“The votes were written on slips of paper brought from home—no sense in wasting the tax-payers’ money on printed ballots—and a straggling procession started for the ballot box, over which the moderator and clerk stood to insure an honest vote. The town half-wit cast his ballot with the rest, and as soon as his back was turned the clerk fished it out and pocketed it, a flagrantly illegal act condoned by everyone present on the premise that there warn’t no need to hurt his feelings.”
The above quote was taken from Louise Dickinson Rich’s memoir entitled “We Took to the Woods” (pp 303-304). Published in 1946, the book describes the author’s life in the remote mountains of western Maine around the time of the Great Depression.
The ballot event took place at the annual Town Meeting, a democratic process by which citizens of small municipalities dealt with matters of the town’s elections, budget, ordinances and other business. Town Meetings still take place today across much of New England, and much remains the same.
A board of selectmen, best described as something like a town or city council, is still elected to be more or less in charge of the town’s overall operations. Warrants are still voted upon to determine such things as how much will be spent on road repair and how generous the town’s donations to various non-profits will be. Reports from various officials are given.
There was no shortage of hotly contested issues back then, just like now. Rich describes the one that would inevitably crop up every year as “The Fighting Warrant,” about which people get all hot under the collars and sometimes even hurl personal attacks at people they would otherwise treat cordially.
Some of the similarities between then and now can be applied to a lot of other governing bodies of the 21st century, as well, from that of the tiniest hamlet right on up those in our nation’s capital.
But what of dismissing the ballot cast by a man with intellectual disabilities? And of referring to him by a term considered offensive and inappropriate by today’s standards? The rest of the section about the Town Meeting describes other interactions that would never fly in today’s world, too. Women sat apart from the men and largely ignored the proceedings, and were expected to slip out of the room before lunchtime to prepare and set out the food.
While we might be off put by the behavior and terminology that was considered acceptable back in the days of our great-grandparents, they may feel the same about some of the goings-on now if they could somehow transport into the present-day world. While it is true that some of what we now consider to be politically or socially taboo was acceptable in their world, it is probably also true that much of what is now acceptable would have been off-limits to them.

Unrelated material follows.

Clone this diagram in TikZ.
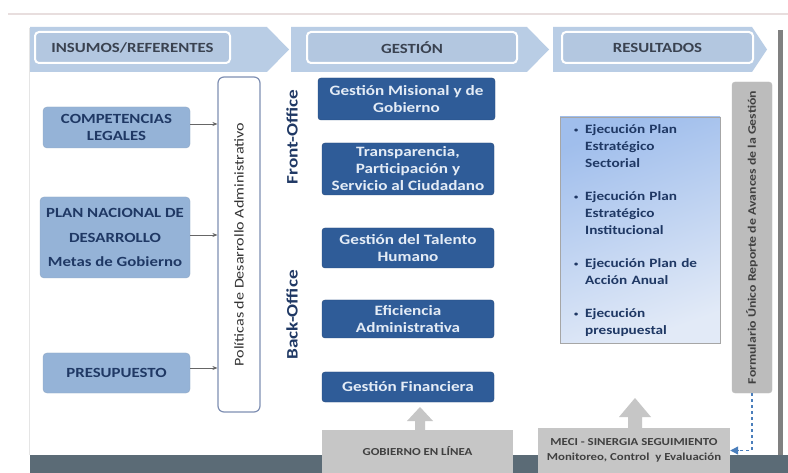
\documentclass[tikz,border=0pt]{standalone}
\usepackage{fontspec}
\setmainfont{Carlito}[FakeStretch=1.2]
\usepackage{enumitem}
\usetikzlibrary{arrows.meta}
\definecolor{band}{HTML}{B9CDE5}
\definecolor{hbox}{HTML}{B3C7E0}
\definecolor{htext}{HTML}{3A4250}
\definecolor{lbox}{HTML}{95B3D7}
\definecolor{navy}{HTML}{1F3864}
\definecolor{dbox}{HTML}{2F5C98}
\definecolor{dtext}{HTML}{E4ECF6}
\definecolor{polb}{HTML}{7F8FB3}
\definecolor{gbox}{HTML}{C6C6C6}
\definecolor{gtext}{HTML}{404040}
\definecolor{bar}{HTML}{5B6B76}
\definecolor{dashblue}{HTML}{4A7EBB}
\begin{document}
\begin{tikzpicture}[x=1pt,y=-1pt,
  headbox/.style={draw=white,line width=2pt,fill=hbox,rounded corners=4pt,
    font=\fontsize{14}{16}\selectfont\bfseries,text=htext,inner sep=0pt},
  inbox/.style={fill=lbox,rounded corners=4pt,draw=lbox!80!gray,
    font=\fontsize{14}{17}\selectfont\bfseries,text=navy,align=center,inner sep=0pt},
  gesbox/.style={fill=dbox,draw=dbox!80!black,rounded corners=3pt,
    font=\fontsize{14.3}{17}\selectfont\bfseries,text=dtext,align=center,inner sep=0pt,
    minimum width=172pt},
  botbox/.style={fill=gbox,font=\fontsize{10.7}{14.5}\selectfont\bfseries,text=gtext,align=center,inner sep=0pt},
  inarrow/.style={draw=gray!80!black,line width=0.6pt,-{Stealth[length=5pt,width=4pt]}},
  uparrow/.style={fill=gbox}
]
\useasboundingbox (0,0) rectangle (788,473);
\fill[white] (0,0) rectangle (788,473);
% top line and frame
\draw[line width=1.5pt,color={rgb,255:red,232;green,222;blue,222}] (8,14) -- (788,14);
\draw[line width=1pt,color=black!10] (29,28) -- (29,455);
\fill[black!50] (778,30) rectangle (783,455);
\fill[bar] (30,455) rectangle (788,473);
% chevron band
\fill[band] (30,27) -- (267,27) -- (289,49.5) -- (267,72) -- (30,72) -- cycle;
\fill[band] (291,27) -- (527,27) -- (549,49.5) -- (527,72) -- (291,72) -- cycle;
\fill[band] (553,27) -- (752,27) -- (767,49.5) -- (752,72) -- (553,72) -- cycle;
\node[headbox,minimum width=195pt,minimum height=31pt] (h1) at (132.5,47.5) {INSUMOS/REFERENTES};
\node[headbox,minimum width=210pt,minimum height=31pt] (h2) at (412,47.5) {GESTIÓN};
\node[headbox,minimum width=191pt,minimum height=31pt] (h3) at (657.5,47.5) {RESULTADOS};
% left inputs
\node[inbox,minimum width=147pt,minimum height=41pt] (comp) at (116.5,127.5) {COMPETENCIAS\\LEGALES};
\node[inbox,minimum width=150pt,minimum height=81pt,font=\fontsize{14}{24.5}\selectfont\bfseries] (plan) at (115,237.5) {PLAN NACIONAL DE\\DESARROLLO\\Metas de Gobierno};
\node[inbox,minimum width=147pt,minimum height=40pt] (pres) at (116.5,373) {PRESUPUESTO};
% politicas
\node[draw=polb,line width=1.2pt,fill=white,rounded corners=6pt,minimum width=42pt,minimum height=335pt] (pol) at (239,244.5) {};
\node[rotate=90,font=\fontsize{13.4}{15}\selectfont,text=black!80] (polt) at (pol.center) {Políticas de Desarrollo Administrativo};
\draw[inarrow] (comp.east |- 0,124) -- (pol.west |- 0,124);
\draw[inarrow] (plan.east |- 0,235) -- (pol.west |- 0,235);
\draw[inarrow] (pres.east |- 0,368) -- (pol.west |- 0,368);
% front/back office
\node[rotate=90,font=\fontsize{16}{18}\selectfont\bfseries,text=navy] (front) at (292,137) {Front-Office};
\node[rotate=90,font=\fontsize{16}{18}\selectfont\bfseries,text=navy] (back) at (292,315) {Back-Office};
% gestion boxes
\node[gesbox,minimum width=177pt,minimum height=42pt] (g1) at (406.5,99) {Gestión Misional y de\\Gobierno};
\node[gesbox,minimum height=52pt] (g2) at (408,169) {Transparencia,\\Participación y\\Servicio al Ciudadano};
\node[gesbox,minimum height=40pt] (g3) at (408,248) {Gestión del Talento\\Humano};
\node[gesbox,minimum height=38pt] (g4) at (408,319) {Eficiencia\\Administrativa};
\node[gesbox,minimum height=30pt] (g5) at (408,387) {Gestión Financiera};
% results
\node[draw=black!35,line width=0.8pt,shading=axis,top color={rgb,255:red,160;green,190;blue,236},bottom color={rgb,255:red,226;green,234;blue,247},shading angle=20,
  minimum width=160pt,minimum height=226pt,inner sep=0pt] (res) at (640,230) {};
\node[anchor=north west,text width=140pt,font=\fontsize{12.7}{17}\selectfont\bfseries,text=navy,inner sep=0pt] (rest) at (571,116) {%
\begin{itemize}[leftmargin=14pt,labelsep=7pt,itemsep=16pt,topsep=0pt,parsep=0pt,label={\raisebox{1pt}{\scriptsize\textbullet}}]
\item Ejecución Plan\\Estratégico\\Sectorial
\item Ejecución Plan\\Estratégico\\Institucional
\item Ejecución Plan de\\Acción Anual
\item Ejecución\\presupuestal
\end{itemize}};
% formulario
\node[fill=gbox!95!black,draw=black!25,rounded corners=3pt,minimum width=40pt,minimum height=311pt,inner sep=0pt] (form) at (752,237.5) {};
\node[rotate=90,font=\fontsize{11.5}{12}\selectfont\bfseries,text=black!75] (formt) at (form.center) {Formulario Único Reporte de Avances de la Gestión};
% bottom boxes
\node[botbox,minimum width=191pt,minimum height=43pt] (gob) at (417.5,451.5) {GOBIERNO EN LÍNEA};
\node[botbox,minimum width=192pt,minimum height=45pt] (meci) at (634,450.5) {MECI - SINERGIA SEGUIMIENTO\\Monitoreo, Control\ \ y Evaluación};
% up arrows
\fill[uparrow] (415,430) -- (415,421) -- (407,421) -- (420,407) -- (433,421) -- (425,421) -- (425,430) -- cycle;
\fill[uparrow] (628,428) -- (628,417) -- (619,417) -- (635,398) -- (651,417) -- (642,417) -- (642,428) -- cycle;
% dashed feedback
\draw[dashblue,line width=1.2pt,dash pattern=on 3pt off 3pt] (form.south) -- (form.south |- meci.east) -- ([xshift=8pt]meci.east);
\draw[dashblue,line width=1.2pt,-{Triangle[length=8pt,width=8pt]}] ([xshift=9pt]meci.east) -- (meci.east);
\end{tikzpicture}
\end{document}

Like humanity of every era and every setting, our great-grandparents were imperfect beings. Like people in politics before and since, they likely harbored prejudices, broke rules, acted irresponsibly, and embarrassed their loved ones from time to time. Just like folks of every generation do, they made disastrous laws and fell for the false promises of ill-intentioned public figures.
However, as a person who grew up immersed in conservative rural culture, my memory of yesteryear’s people and politics is an overall positive one. Despite inherent flaws, people in my past held political views which were often uncomplicated and gently moderate.
Our great-grandparents could not even have imagined the concept of plastering memes to an electronic timeline touting the virtues of compassion, but they existed in a time when compassion was something people lived every day. I cannot picture anyone talking about it, but I remember plenty of people doing it.
They practiced inclusiveness, too. It looked different on the outside back then than it does today. It might have been better or worse than we do it now, but it was probably more peaceful.
People of that generation often aimed for being reasonable. They met in the middle when they could, instead of demanding to have things their way, giving the impression that they were interested in making things as many things right as possible for as wide a cross-section of people as they could.
Most people I knew kept a clear head about their political views, even if all of the subsequent actions were not always tranquil. They were often practical, accepting what had to be done and believing what made the most sense.
It was important to folks in those days to be both respectful of others and respected by others. They acted in a manner which allowed them to hold their heads high, and allowed sufficient latitude to others that they might do likewise.
Genuine service to others was held in high esteem. It was not about grandstanding or making an appearance; it was about making a difference in one’s community and government.
Perhaps most importantly was the way our great-grandparents’ penchant for independence spilled over into their political views. They read the newspapers, they attended political speeches of substance, they mulled over the pros and cons, and they made their decisions on their own.
Nowadays, every ballot counts, women are a vital piece of the decision-making landscape, and gender does not dictate seating arrangements or work responsibilities. Those are all great things. But I cannot help but wonder if we might do well to take a page from the political book of our great-grandparents and use it to wipe away some of the ugliness of the current government scene. An old-fashioned blend of simplicity, balance, levelheadedness and individuality might be just the ticket for today’s politics.